The purpose of this study was to compare patients with osteochondral lesions of the talus (OCLT) with and without concomitant chronic ankle instability (CAI).
Data from the German Cartilage Registry (KnorpelRegister DGOU) for 63 patients with a solitary OCLT were used. All patients received autologous matrix-induced chondrogenesis (AMIC) for OCLT treatment. Patients in group A received an additional ankle stabilisation, while patients in group B received AMIC alone. Both groups were compared according to demographic, lesion-related, and therapy-related factors as well as baseline clinical outcome scores at the time of surgery.
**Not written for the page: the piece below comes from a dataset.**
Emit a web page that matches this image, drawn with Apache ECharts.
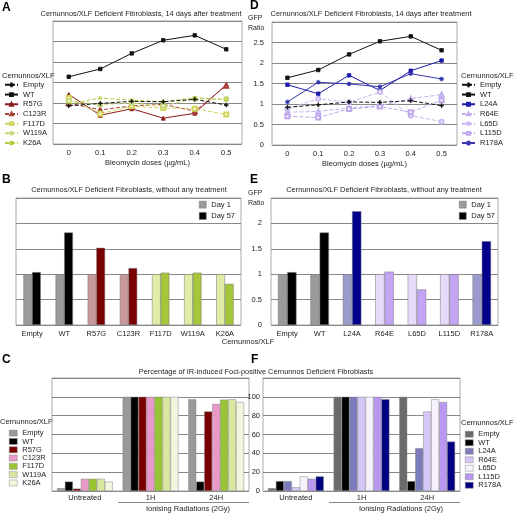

The Foot and Ankle Ability Measure (FAAM), the Foot and Ankle Outcome Score (FAOS), and the Numeric Rating Scale for Pain (NRS) were used.
Patients in group A were older compared to group B [median 34 years (range 20–65 years) vs. 28.5 years (range 18–72 years)]; the rate of trauma-associated OCLTs was higher (89.7% vs. 38.3%); more patients in group A had a previous non-surgical treatment (74.1% vs. 41.4%); and their OCLT lesion size was smaller [median 100 mm2 (range 15–600 mm2) vs. 150 mm2 (range 25–448 mm2)]. Most OCLTs were located medially in the coronary plane and centrally in the sagittal plane in both groups. Patients in group A had worse scores on the FAOS quality-of-life subscale compared to patients in group B.
Patients with OCLT with concomitant CAI differ from those without concomitant CAI according to demographic and lesion-related factors. The additional presence of CAI worsens the quality of life of patients with OCLT. Patients with OCLT should be examined for concomitant CAI, so that if CAI is present, it can be integrated into the treatment concept.